Exercise description: Your task is to retype, word for word, the lines from the start of the data through the line holding "(tempt) at (552,83)". Do not include the pictures.

Data excerpt:
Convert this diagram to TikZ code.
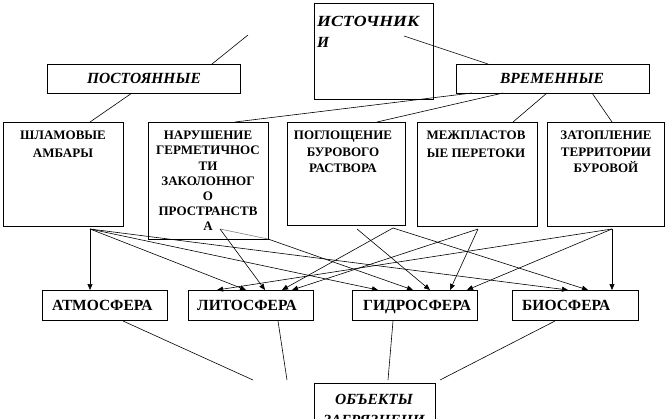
\documentclass[tikz,border=0pt]{standalone}
\usepackage{fontspec}
\setmainfont{Liberation Serif}
\usetikzlibrary{arrows.meta,calc}
\begin{document}
\begin{tikzpicture}[x=1pt,y=-1pt,
  box/.style={draw=black,line width=0.9pt,inner sep=0pt,anchor=north west},
  rowtxt/.style={align=center,inner sep=0pt,anchor=north},
  lowtxt/.style={font=\bfseries\fontsize{15.5}{17}\selectfont,inner sep=0pt,anchor=base west},
  hdrtxt/.style={font=\bfseries\itshape\fontsize{15.5}{21}\selectfont,inner sep=0pt},
  link/.style={line width=0.6pt},
  arr/.style={line width=0.6pt,-{Triangle[length=6pt,width=5pt]}}]
\clip (0,0) rectangle (669,418);
\fill[white] (0,0) rectangle (669,418);

% top level
\node[box,minimum width=119pt,minimum height=96pt] (src) at (314,3) {};
\node[hdrtxt,anchor=north west,align=left] (srct) at (317,16) {\scalebox{1.15}[1]{ИСТОЧНИК}\\И};
\node[box,minimum width=193pt,minimum height=29pt] (post) at (47,64) {};
\node[hdrtxt,anchor=base] (postt) at (144,83) {ПОСТОЯННЫЕ};
\node[box,minimum width=193pt,minimum height=29pt] (temp) at (456,64) {};
\node[hdrtxt,anchor=base] (tempt) at (552,83) {ВРЕМЕННЫЕ};

% second row
\node[box,minimum width=120pt,minimum height=104pt] (b1) at (3,122) {};
\node[rowtxt,font=\bfseries\fontsize{13}{18}\selectfont] (b1t) at (63,131) {ШЛАМОВЫЕ\\АМБАРЫ};
\node[box,minimum width=120pt,minimum height=117pt] (b2) at (148,122) {};
\node[rowtxt,font=\bfseries\fontsize{13}{15.2}\selectfont] (b2t) at (208,131) {НАРУШЕНИЕ\\ГЕРМЕТИЧНОС\\ТИ\\ЗАКОЛОННОГ\\О\\ПРОСТРАНСТВ\\А};
\node[box,minimum width=118pt,minimum height=103pt] (b3) at (287,122) {};
\node[rowtxt,font=\bfseries\fontsize{13}{16.5}\selectfont] (b3t) at (343,131) {ПОГЛОЩЕНИЕ\\БУРОВОГО\\РАСТВОРА};
\node[box,minimum width=120pt,minimum height=104pt] (b4) at (417,122) {};
\node[rowtxt,font=\bfseries\fontsize{13}{18}\selectfont] (b4t) at (476,131) {МЕЖПЛАСТОВ\\ЫЕ ПЕРЕТОКИ};
\node[box,minimum width=117pt,minimum height=104pt] (b5) at (547,122) {};
\node[rowtxt,font=\bfseries\fontsize{13}{16.5}\selectfont] (b5t) at (606,131) {ЗАТОПЛЕНИЕ\\ТЕРРИТОРИИ\\БУРОВОЙ};

% bottom row
\node[box,minimum width=125pt,minimum height=30pt] (atm) at (42,290) {};
\node[lowtxt] (atmt) at (52,310) {АТМОСФЕРА};
\node[box,minimum width=125pt,minimum height=30pt] (lito) at (188,290) {};
\node[lowtxt] (litot) at (197,310) {ЛИТОСФЕРА};
\node[box,minimum width=125pt,minimum height=30pt] (gidro) at (352,290) {};
\node[lowtxt] (gidrot) at (363,310) {ГИДРОСФЕРА};
\node[box,minimum width=126pt,minimum height=30pt] (bio) at (512,290) {};
\node[lowtxt] (biot) at (522,310) {БИОСФЕРА};

% objects box (cut by the picture edge)
\node[box,minimum width=121pt,minimum height=60pt] (obj) at (314,383) {};
\node[hdrtxt,anchor=north,align=center] (objt) at (374,394) {ОБЪЕКТЫ\\ЗАГРЯЗНЕНИ\\Я};

% free ends and hubs
\coordinate (c1) at (248,35);
\coordinate (c2) at (212,64);
\coordinate (c3) at (404,36);
\coordinate (c4) at (488,64);
\coordinate (p1) at (132,93);
\coordinate (p2) at (90,122);
\coordinate (t1) at (472,93);
\coordinate (t2) at (235,122);
\coordinate (t3) at (503,93);
\coordinate (t4) at (377,122);
\coordinate (t5) at (547,93);
\coordinate (t6) at (513,122);
\coordinate (t7) at (592,93);
\coordinate (t8) at (612,122);

\draw[link] (c1) -- (c2);
\draw[link] (c3) -- (c4);
\draw[link] (p1) -- (p2);
\draw[link] (t1) -- (t2);
\draw[link] (t3) -- (t4);
\draw[link] (t5) -- (t6);
\draw[link] (t7) -- (t8);

\coordinate (hS) at (90,229);
\coordinate (hN) at (220,229);
\coordinate (hNc) at (268,239);
\coordinate (hPa) at (357,229);
\coordinate (hPb) at (393,228);
\coordinate (hM) at (478,229);
\coordinate (hZ) at (612,229);

\coordinate (aA) at (90,290);
\coordinate (aL1) at (217,290);
\coordinate (aL2) at (246,290);
\coordinate (aL3) at (265,290);
\coordinate (aL4) at (282,290);
\coordinate (aL5) at (292,290);
\coordinate (aG1) at (378,290);
\coordinate (aG2) at (413,290);
\coordinate (aG3) at (430,290);
\coordinate (aG4) at (450,290);
\coordinate (aG5) at (467,290);
\coordinate (aB1) at (568,290);
\coordinate (aB2) at (588,290);
\coordinate (aB3) at (612,290);

\draw[link,gray] (hN) -- (hNc);
\draw[arr] (hS) -- (aA);
\draw[arr] (hS) -- (aL2);
\draw[arr] (hS) -- (aG1);
\draw[arr] (hS) -- (aB1);
\draw[arr] (hN) -- (aL3);
\draw[arr] (hNc) -- (aG2);
\draw[arr] (hPa) -- (aG3);
\draw[arr] (hPb) -- (aL4);
\draw[arr] (hPb) -- (aB2);
\draw[arr] (hM) -- (aL5);
\draw[arr] (hM) -- (aG4);
\draw[arr] (hZ) -- (aL1);
\draw[arr] (hZ) -- (aG5);
\draw[arr] (hZ) -- (aB3);

% lines toward the objects box
\coordinate (o1) at (123,321);
\coordinate (o2) at (253,380);
\coordinate (o3) at (278,321);
\coordinate (o4) at (287,380);
\coordinate (o5) at (393,321);
\coordinate (o6) at (388,380);
\coordinate (o7) at (555,321);
\coordinate (o8) at (440,380);
\draw[link] (o1) -- (o2);
\draw[link] (o3) -- (o4);
\draw[link] (o5) -- (o6);
\draw[link] (o7) -- (o8);
\end{tikzpicture}
\end{document}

Written response:
Convert this diagram to TikZ code.
\documentclass[tikz,border=0pt]{standalone}
\usepackage{fontspec}
\setmainfont{Liberation Serif}
\usetikzlibrary{arrows.meta,calc}
\begin{document}
\begin{tikzpicture}[x=1pt,y=-1pt,
  box/.style={draw=black,line width=0.9pt,inner sep=0pt,anchor=north west},
  rowtxt/.style={align=center,inner sep=0pt,anchor=north},
  lowtxt/.style={font=\bfseries\fontsize{15.5}{17}\selectfont,inner sep=0pt,anchor=base west},
  hdrtxt/.style={font=\bfseries\itshape\fontsize{15.5}{21}\selectfont,inner sep=0pt},
  link/.style={line width=0.6pt},
  arr/.style={line width=0.6pt,-{Triangle[length=6pt,width=5pt]}}]
\clip (0,0) rectangle (669,418);
\fill[white] (0,0) rectangle (669,418);

% top level
\node[box,minimum width=119pt,minimum height=96pt] (src) at (314,3) {};
\node[hdrtxt,anchor=north west,align=left] (srct) at (317,16) {\scalebox{1.15}[1]{ИСТОЧНИК}\\И};
\node[box,minimum width=193pt,minimum height=29pt] (post) at (47,64) {};
\node[hdrtxt,anchor=base] (postt) at (144,83) {ПОСТОЯННЫЕ};
\node[box,minimum width=193pt,minimum height=29pt] (temp) at (456,64) {};
\node[hdrtxt,anchor=base] (tempt) at (552,83) {ВРЕМЕННЫЕ};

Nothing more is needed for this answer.